Dunn is one of about 40 medical doctors in the U.S. who uses osteopathy to treat brain-damaged and learning dis­abled adults and children. Dunn says most medical doctors dismiss the effects of osteopathy on brain-damaged children because osteopathy is never discussed in medical school. “I’d say about 99% of most M.D.s have never even heard of osteopathy,” he said.

At first glance, it’s hard to imagine children warming to Frymann. She’s not chatty and she is brisk to the point of brusque. Born in England, she is a perfect example of British restraint and austerity. Everything about her is spare; her simple pants and tunic top, her silver hair pulled neatly into a bun, her sharp and tight movements. Parents say they often feel nervous when they first meet her. To Frymann, children don’t set limits for themselves-the adults in their lives do that for them. “The most damaging thing we can do to anybody is lay our expectations on them,” Frymann said. “According to conventional medicine, there is no hope for some of the children I treat If you take away hope, what have you got?”

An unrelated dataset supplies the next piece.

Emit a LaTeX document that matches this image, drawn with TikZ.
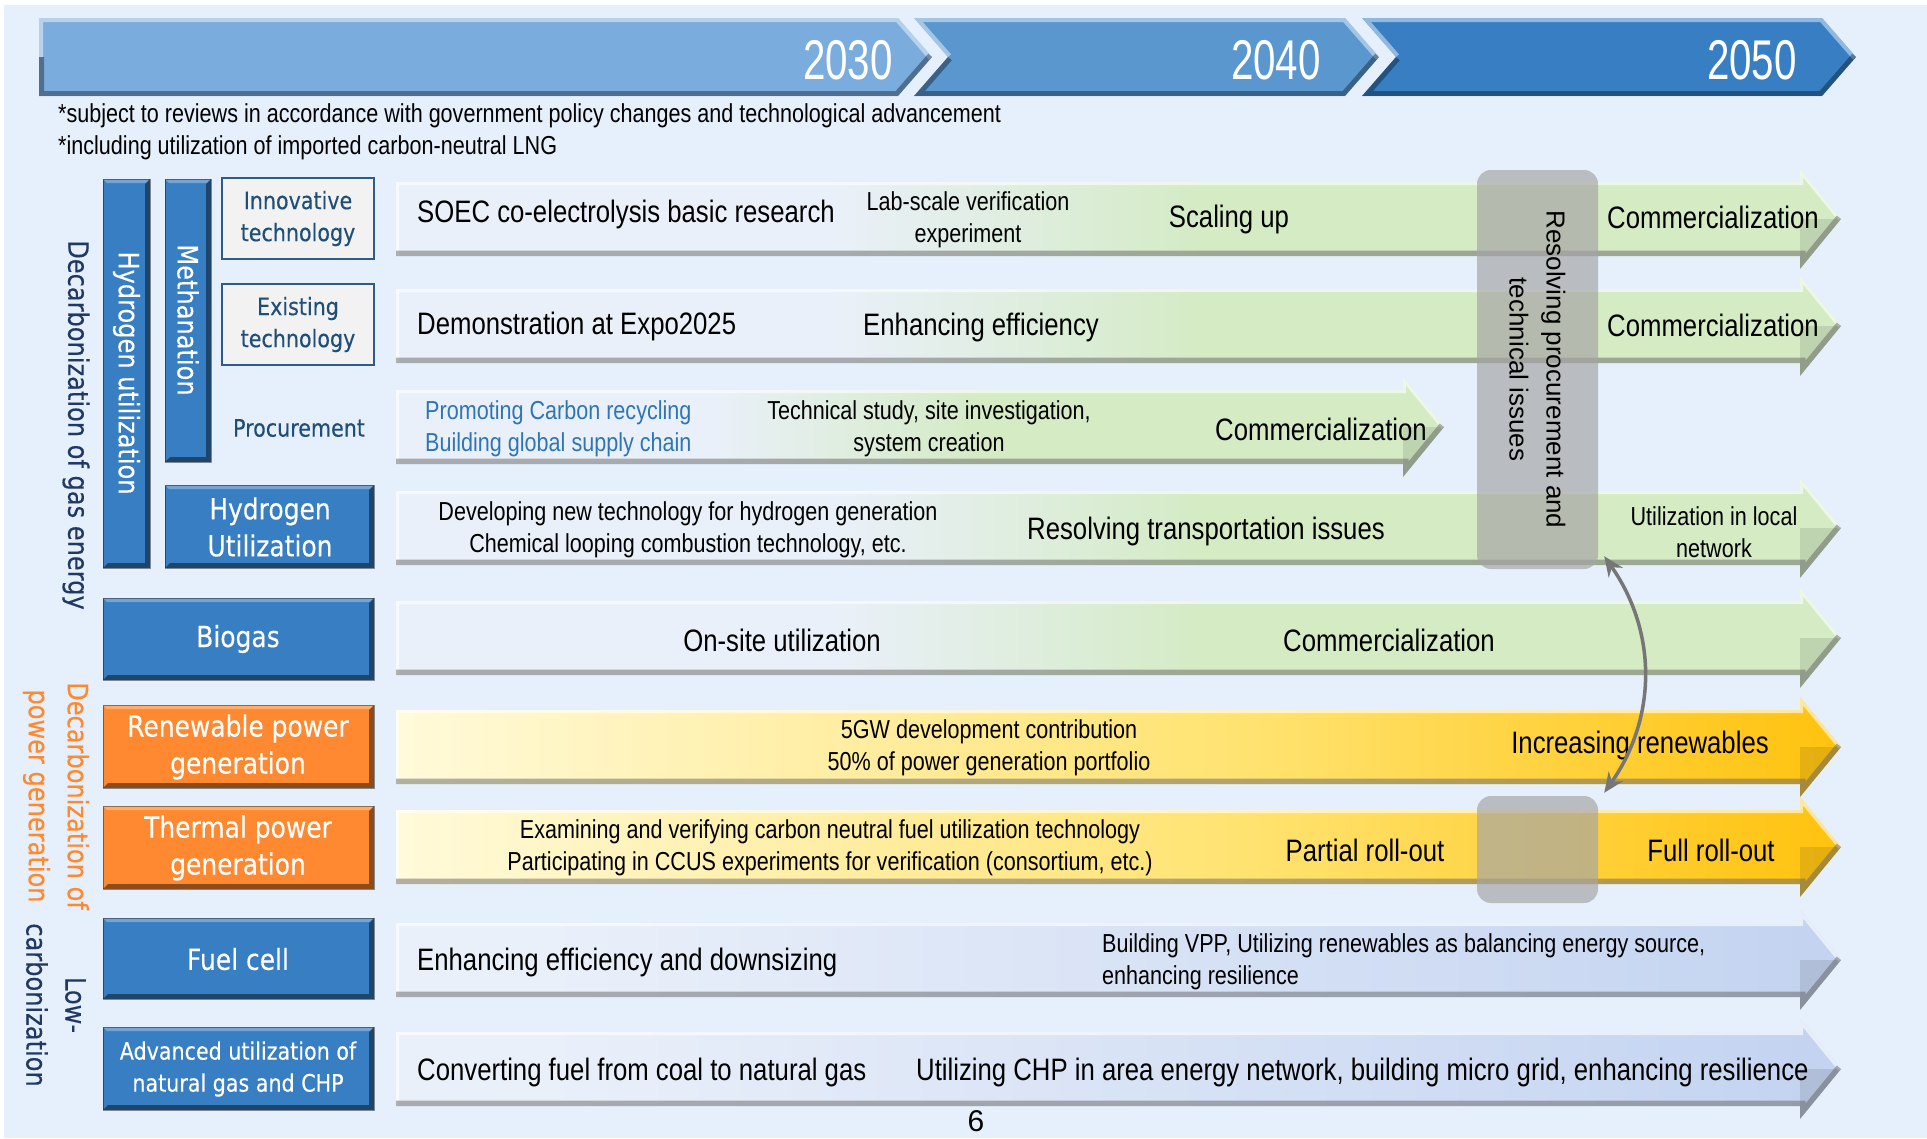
\documentclass[tikz,border=0pt]{standalone}
\usepackage{fontspec}
\usetikzlibrary{arrows.meta}
\setmainfont{Liberation Sans}[FakeStretch=0.83]
\newfontfamily\widefont{Liberation Sans}
\newfontfamily\yearfont{Liberation Sans}[FakeStretch=0.72]
\newfontfamily\boxfont{DejaVu Sans}[FakeStretch=0.86,FakeBold=0.25]
\newcommand\bigtxt{\fontsize{31}{36}\selectfont}
\newcommand\smalltxt{\fontsize{26}{32}\selectfont}

\definecolor{bgblue}{RGB}{230,239,252}
\definecolor{chevA}{RGB}{122,172,222}
\definecolor{chevB}{RGB}{90,151,206}
\definecolor{chevC}{RGB}{56,126,195}
\definecolor{boxblue}{RGB}{56,126,195}
\definecolor{boxorange}{RGB}{255,137,48}
\definecolor{navy}{RGB}{31,56,100}
\definecolor{tagnavy}{RGB}{31,78,121}
\definecolor{tagline}{RGB}{46,90,140}
\definecolor{linkblue}{RGB}{46,117,182}
\definecolor{powerorange}{RGB}{255,138,46}
\definecolor{rowpale}{RGB}{234,240,250}
\definecolor{rowgreen}{RGB}{212,235,196}
\definecolor{ylwpale}{RGB}{255,250,218}
\definecolor{ylwmid}{RGB}{255,226,110}
\definecolor{ylwdeep}{RGB}{255,194,14}
\definecolor{rowblue}{RGB}{195,211,240}
\definecolor{linkgray}{RGB}{118,118,118}
\definecolor{overlay}{RGB}{165,165,165}

\pgfdeclarehorizontalshading{greenrow}{100bp}{color(0bp)=(rowpale); color(40bp)=(rowpale); color(53bp)=(rowgreen); color(100bp)=(rowgreen)}
\pgfdeclarehorizontalshading{yellowrow}{100bp}{color(0bp)=(ylwpale); color(25bp)=(ylwpale); color(55bp)=(ylwmid); color(75bp)=(ylwdeep); color(100bp)=(ylwdeep)}
\pgfdeclarehorizontalshading{bluerow}{100bp}{color(0bp)=(rowpale); color(30bp)=(rowpale); color(75bp)=(rowblue); color(100bp)=(rowblue)}

% year chevron: left x, notch depth, body end x, colour
\newcommand\chevron[4]{%
  \begin{scope}
    \clip (#1,18) -- (#3,18) -- (#3+34,57) -- (#3,96) -- (#1,96) -- (#1+#2,57) -- cycle;
    \fill[#4] (#1,18) rectangle (#3+34,96);
    \draw[white,opacity=.45,line width=8pt] (#1+#2,57) -- (#1,18) -- (#3,18) -- (#3+34,57);
    \draw[black,opacity=.35,line width=10pt] (#1+#2,57) -- (#1,96) -- (#3,96) -- (#3+34,57);
  \end{scope}}

% row arrow: centre y, head base x, shading
\newcommand\rowarrow[3]{%
  \begin{scope}
    \clip (396,#1-37) -- (#2,#1-37) -- (#2,#1-50) -- (#2+41,#1) -- (#2,#1+50) -- (#2,#1+37) -- (396,#1+37) -- cycle;
    \shade[shading=#3] (396,#1-50) rectangle (#2+41,#1+50);
    \fill[black,opacity=.1] (#2,#1) -- (#2+41,#1) -- (#2,#1+50) -- cycle;
    \draw[white,opacity=.6,line width=6pt] (396,#1+37) -- (396,#1-37) -- (#2,#1-37) -- (#2,#1-50) -- (#2+41,#1);
    \draw[black!60,opacity=.5,line width=11pt] (396,#1+37) -- (#2,#1+37) -- (#2,#1+50) -- (#2+41,#1);
  \end{scope}}

% bevelled tag: x1, y1, x2, y2, colour
\newcommand\bevelbox[5]{%
  \fill[#5] (#1,#2) rectangle (#3,#4);
  \fill[white,opacity=.3] (#1,#2) -- (#3,#2) -- (#3-4,#2+4) -- (#1+4,#2+4) -- cycle;
  \fill[black,opacity=.45] (#1,#4) -- (#3,#4) -- (#3,#2) -- (#3-5,#2+5) -- (#3-5,#4-5) -- (#1+5,#4-5) -- cycle;
  \draw[black,opacity=.4,line width=1pt] (#1,#2) rectangle (#3,#4);}

\tikzset{
  rowtext/.style={font=\bigtxt, inner sep=0pt},
  rowsmall/.style={font=\smalltxt, align=center, inner sep=0pt},
  notetext/.style={font=\fontsize{26}{32}\selectfont, anchor=west, inner sep=0pt},
  tagtext/.style={font=\boxfont\fontsize{29}{37}\selectfont, text=white, align=center, inner sep=0pt},
  sidetext/.style={font=\boxfont\fontsize{28}{39}\selectfont, align=center, rotate=-90, inner sep=0pt},
  yeartext/.style={font=\yearfont\fontsize{56}{56}\selectfont, text=white, anchor=east, inner sep=0pt},
  tagbox/.style={fill=gray!10, draw=tagline, line width=2.5pt, text=tagnavy, align=center,
    font=\boxfont\fontsize{24}{32}\selectfont, minimum width=152pt, minimum height=81pt, inner sep=0pt},
  greybox/.style={fill=overlay, fill opacity=.68, rounded corners=14pt, minimum width=121pt, inner sep=0pt},
  link/.style={{Stealth[length=20pt,width=17pt]}-{Stealth[length=20pt,width=17pt]}, draw=linkgray, line width=3.5pt},
}

\begin{document}
\begin{tikzpicture}[x=1pt, y=-1pt]
\useasboundingbox (0,0) rectangle (1927,1138);
\fill[white] (0,0) rectangle (1927,1138);
\fill[bgblue] (4,5) rectangle (1927,1138);

% years
\chevron{39}{0}{898}{chevA}
\chevron{914}{34}{1345}{chevB}
\chevron{1362}{34}{1822}{chevC}
\node[yeartext] (y2030) at (893,60) {2030};
\node[yeartext] (y2040) at (1321,60) {2040};
\node[yeartext] (y2050) at (1797,60) {2050};

% notes
\node[notetext] (noteA) at (58,116) {*subject to reviews in accordance with government policy changes and technological advancement};
\node[notetext] (noteB) at (58,148) {*including utilization of imported carbon-neutral LNG};

% row arrows
\rowarrow{219}{1800}{greenrow}
\rowarrow{326}{1800}{greenrow}
\rowarrow{427}{1403}{greenrow}
\rowarrow{528}{1800}{greenrow}
\rowarrow{638}{1800}{greenrow}
\rowarrow{747}{1800}{yellowrow}
\rowarrow{847}{1800}{yellowrow}
\rowarrow{960}{1800}{bluerow}
\rowarrow{1069}{1800}{bluerow}

% left tags
\bevelbox{103}{179}{150}{568}{boxblue}
\bevelbox{165}{179}{211}{462}{boxblue}
\bevelbox{165}{485}{374}{568}{boxblue}
\bevelbox{103}{598}{374}{680}{boxblue}
\bevelbox{103}{705}{374}{788}{boxorange}
\bevelbox{103}{806}{374}{889}{boxorange}
\bevelbox{103}{918}{374}{999}{boxblue}
\bevelbox{103}{1027}{374}{1110}{boxblue}

\node[sidetext, text=navy] (gaslbl) at (76,425) {Decarbonization of gas energy};
\node[sidetext, text=powerorange] (powerlbl) at (56,796) {Decarbonization of\\power generation};
\node[sidetext, text=navy] (lowlbl) at (56,1005) {Low-\\carbonization};
\node[sidetext, text=white] (h2bar) at (126.5,373) {Hydrogen utilization};
\node[sidetext, text=white] (methbar) at (188,320) {Methanation};
\node[tagbox] (innov) at (298,218.5) {Innovative\\technology};
\node[tagbox] (exist) at (298,324.5) {Existing\\technology};
\node[tagtext, text=tagnavy, font=\boxfont\fontsize{24}{32}\selectfont] (procure) at (299,428) {Procurement};
\node[tagtext] (h2use) at (270,527) {Hydrogen\\Utilization};
\node[tagtext] (biogas) at (238,639) {Biogas};
\node[tagtext] (renew) at (238,747) {Renewable power\\generation};
\node[tagtext] (thermal) at (238,848) {Thermal power\\generation};
\node[tagtext] (fuelcell) at (238,959) {Fuel cell};
\node[tagtext, font=\boxfont\fontsize{24}{32}\selectfont] (chp) at (238,1069) {Advanced utilization of\\natural gas and CHP};

% grey overlays
\node[greybox, minimum height=399pt] (resolve) at (1537.5,369.5) {};
\node[greybox, minimum height=107pt] (rollgap) at (1537.5,849.5) {};
\node[sidetext, font=\widefont\fontsize{26}{37}\selectfont] (resolvetxt) at (resolve) {Resolving procurement and\\technical issues};

% methanation rows
\node[rowtext, anchor=west] (soec) at (417,214) {SOEC co-electrolysis basic research};
\node[rowsmall] (labscale) at (968,220) {Lab-scale verification\\experiment};
\node[rowtext] (scaling) at (1229,219) {Scaling up};
\node[rowtext] (commA) at (1713,217) {Commercialization};
\node[rowtext, anchor=west] (demo) at (417,326) {Demonstration at Expo2025};
\node[rowtext] (enheff) at (981,327) {Enhancing efficiency};
\node[rowtext] (commB) at (1713,325) {Commercialization};
\node[rowsmall, align=left, anchor=west, text=linkblue] (promo) at (425,429) {Promoting Carbon recycling\\Building global supply chain};
\node[rowsmall] (techstudy) at (929,429) {Technical study, site investigation,\\system creation};
\node[rowtext] (commC) at (1321,429) {Commercialization};

% hydrogen, biogas
\node[rowsmall] (devtech) at (688,530) {Developing new technology for hydrogen generation\\Chemical looping combustion technology, etc.};
\node[rowtext] (transport) at (1206,531) {Resolving transportation issues};
\node[rowsmall] (localnet) at (1714,532) {Utilization in local\\network};
\node[rowtext] (onsite) at (782,640) {On-site utilization};
\node[rowtext] (commD) at (1389,640) {Commercialization};

% power generation
\node[rowsmall] (gw) at (989,748) {5GW development contribution\\50\% of power generation portfolio};
\node[rowtext] (increase) at (1640,745) {Increasing renewables};
\node[rowsmall] (examine) at (830,848) {Examining and verifying carbon neutral fuel utilization technology\\Participating in CCUS experiments for verification (consortium, etc.)};
\node[rowtext] (partial) at (1365,850) {Partial roll-out};
\node[rowtext] (fullroll) at (1711,850) {Full roll-out};

% low-carbonization
\node[rowtext, anchor=west] (downsize) at (417,962) {Enhancing efficiency and downsizing};
\node[rowsmall, align=left, anchor=west] (vpp) at (1102,962) {Building VPP, Utilizing renewables as balancing energy source,\\enhancing resilience};
\node[rowtext, anchor=west] (coal) at (417,1072) {Converting fuel from coal to natural gas};
\node[rowtext, anchor=west] (chpnet) at (916,1072) {Utilizing CHP in area energy network, building micro grid, enhancing resilience};
\node[inner sep=0pt, font=\widefont\fontsize{30}{30}\selectfont] (pageno) at (976,1121) {6};

\draw[link] ([shift={(6pt,13pt)}]resolve.south east) to[bend left=35] ([shift={(6pt,3pt)}]rollgap.north east);
\end{tikzpicture}
\end{document}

Although her patients come to her only by referral or word-of-mouth, the waiting list at her center for Frymann and her associate, Dr. James F. Murphy, Jr., can stretch to six months. This is also a teaching center, so students are always watching her sessions and she has a constant flow of out-of-town visitors.

This summer, a team of 15 doctors, government officials and medical stu­dents from Leningrad, U.S.S.R., spent two weeks in La Jolla studying with Frymann. They had met her earlier this year when she spoke at the G.I. Turner Scientific and Research Children’s Orthopedic Institute in Leningrad. During her visit there she treated a 4-year-old boy whose arm was severely deformed.  “She impressed us greatly,” said Vladimir Adrianov, director of the in­stitute, during his visit to La Jolla.

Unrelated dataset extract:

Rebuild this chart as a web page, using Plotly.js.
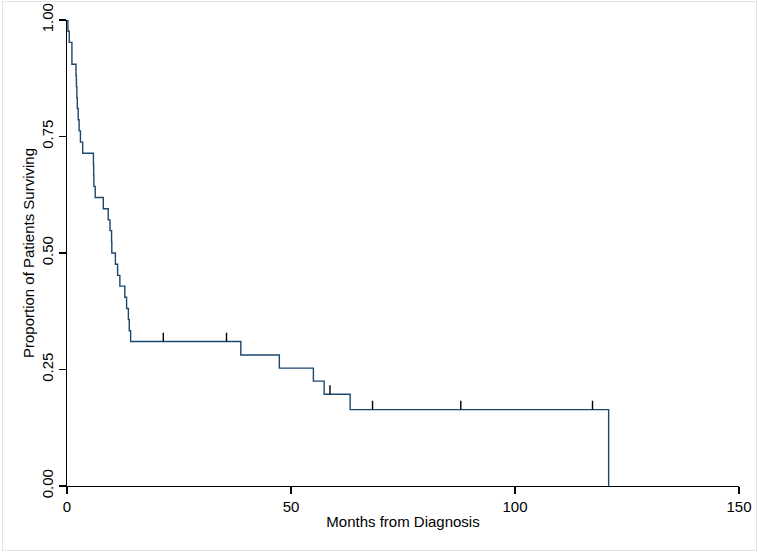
<!DOCTYPE html>
<html>
<head>
<meta charset="utf-8">
<script src="https://cdn.plot.ly/plotly-3.0.1.min.js"></script>
<style>
  html, body { margin: 0; padding: 0; background: #ffffff; }
  #wrap { position: relative; width: 759px; height: 552px; }
  #chart { width: 759px; height: 552px; }
  #frame {
    position: absolute; left: 2px; top: 1px; width: 753px; height: 548px;
    border: 1px solid #dde5e9; pointer-events: none;
  }
</style>
</head>
<body>
<div id="wrap">
  <div id="chart"></div>
  <div id="frame"></div>
</div>
<script>
// Kaplan-Meier estimate: event times (months) and survival after each step
const months = [0, 0.2, 0.5, 1.1, 2.0, 2.1, 2.2, 2.3, 2.5, 2.7, 3.0, 3.5,
  5.9, 5.95, 6.0, 6.3, 8.1, 9.2, 9.6, 9.95, 10.0, 10.8, 11.3, 11.8,
  12.9, 13.3, 13.7, 13.9, 14.2, 38.8, 47.4, 55.0, 57.4, 63.2, 120.9];
const survival = [1.000, 0.976, 0.952, 0.905, 0.881, 0.857, 0.833, 0.810, 0.786, 0.762, 0.738, 0.714,
  0.690, 0.667, 0.643, 0.619, 0.595, 0.571, 0.548, 0.524, 0.500, 0.476, 0.452, 0.429,
  0.405, 0.381, 0.357, 0.333, 0.310, 0.281, 0.253, 0.225, 0.197, 0.164, 0.000];

// Censored observations
const censorMonths = [21.5, 35.6, 58.7, 68.2, 87.9, 117.3];
const censorSurvival = [0.310, 0.310, 0.197, 0.164, 0.164, 0.164];

const xTicks = [0, 50, 100, 150];
const yTicks = [0, 0.25, 0.5, 0.75, 1];

// short upward tick for each censored case
const tickHeight = 0.019;
const cx = [], cy = [];
censorMonths.forEach((m, i) => {
  cx.push(m, m, null);
  cy.push(censorSurvival[i], censorSurvival[i] + tickHeight, null);
});

const font = { family: 'Liberation Sans, Arial, sans-serif', size: 15, color: '#000000' };

const traces = [
  {
    x: months, y: survival, type: 'scatter', mode: 'lines',
    line: { shape: 'hv', color: '#1a476f', width: 1.4 },
    hoverinfo: 'x+y', showlegend: false
  },
  {
    x: cx, y: cy, type: 'scatter', mode: 'lines',
    line: { color: '#000000', width: 1.4 },
    hoverinfo: 'skip', showlegend: false, connectgaps: false
  }
];

const layout = {
  width: 759, height: 552,
  margin: { l: 67, r: 20, t: 20, b: 66 },
  paper_bgcolor: '#ffffff', plot_bgcolor: '#ffffff',
  font: font,
  showlegend: false,
  xaxis: {
    range: [0, 150], tickvals: xTicks, ticktext: xTicks.map(String),
    showgrid: false, zeroline: false,
    showline: true, linecolor: '#000000', linewidth: 1.3,
    ticks: 'outside', ticklen: 7, tickwidth: 1.3, tickcolor: '#000000',
    tickfont: font,
    title: { text: 'Months from Diagnosis', font: font, standoff: 2 },
    automargin: false, fixedrange: true
  },
  yaxis: {
    range: [0, 1], tickvals: yTicks, ticktext: yTicks.map(v => v.toFixed(2)),
    tickangle: -90,
    showgrid: false, zeroline: false,
    showline: true, linecolor: '#000000', linewidth: 1.3,
    ticks: 'outside', ticklen: 7, tickwidth: 1.3, tickcolor: '#000000',
    tickfont: font,
    title: { text: 'Proportion of Patients Surviving', font: font, standoff: 0 },
    automargin: false, fixedrange: true
  }
};

Plotly.newPlot('chart', traces, layout, { displayModeBar: false, staticPlot: true });
</script>
</body>
</html>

“Before she saw him (the child) he had a band of connected tissue instead of a bone in his arm. Several months after when an X-ray was performed it was noted that new bones were being formed in that band. There was marked im­provement,” he said.

“I can not prove and Dr. Frymann can not prove what we are doing works, but when you have a 7-year-old who is not walking or a 9-year-old who is not talking, and they begin to, it’s more reasonable to assume it is a direct consequence of our therapy,” said Peter Springall, a clinical psychologist who specializes in child development and works with Frymann.

Frymann doesn’t worry about the opinions of the mainstream medical community. She’s too busy raising money for a clinic she hopes to open in Encinitas in 1991. She has raised S650,000 and needs a total of $2.1 million. She also dreams of an endowment of $10 million to help those children whose parents cannot pay.

“I want to see that every child that needs care, gets care, ” she said.

For those parents who can’t afford treatment now, Frymann often waives her fee.

Frymann’s belief in osteopathy goes back a long way. When she was 4, her father was found to have tuberculosis. Under the care or an osteopathic doctor, who prescribed a radical change in his diet, among other things, her father got better.

“Osteopathy changed the health of my family,” she said.

After breaking her foot when she was 12 – and ending her hopes becoming a ballet dancer – she received treatments from her family’s osteopath that convinced her to become a doctor.

Frymann received her osteopathic medical degree at the College ofOsteopathic Physicians and Surgeons in Los Angeles in 1949.

Coincidentally, that was the year the California Legislature banned further licensing of osteopathic physicians. Osteopaths were given the choice of keeping their osteopathic degrees or trading them in for medical degrees. Although most osteopaths chose the latter, Frymann remained an osteopath.

The State Supreme County overturned the ban in 1974, and osteopathy has made a comeback. There are now about 1,000 osteopaths in California.

But few of them have Frymann’s spe­cial touch with her special children.

“I don’t consider the children I see to be handicapped,” she said. “They see life as it is, and if they can’t do something one way, they’ll do it another. It makes their chances of progress so good.”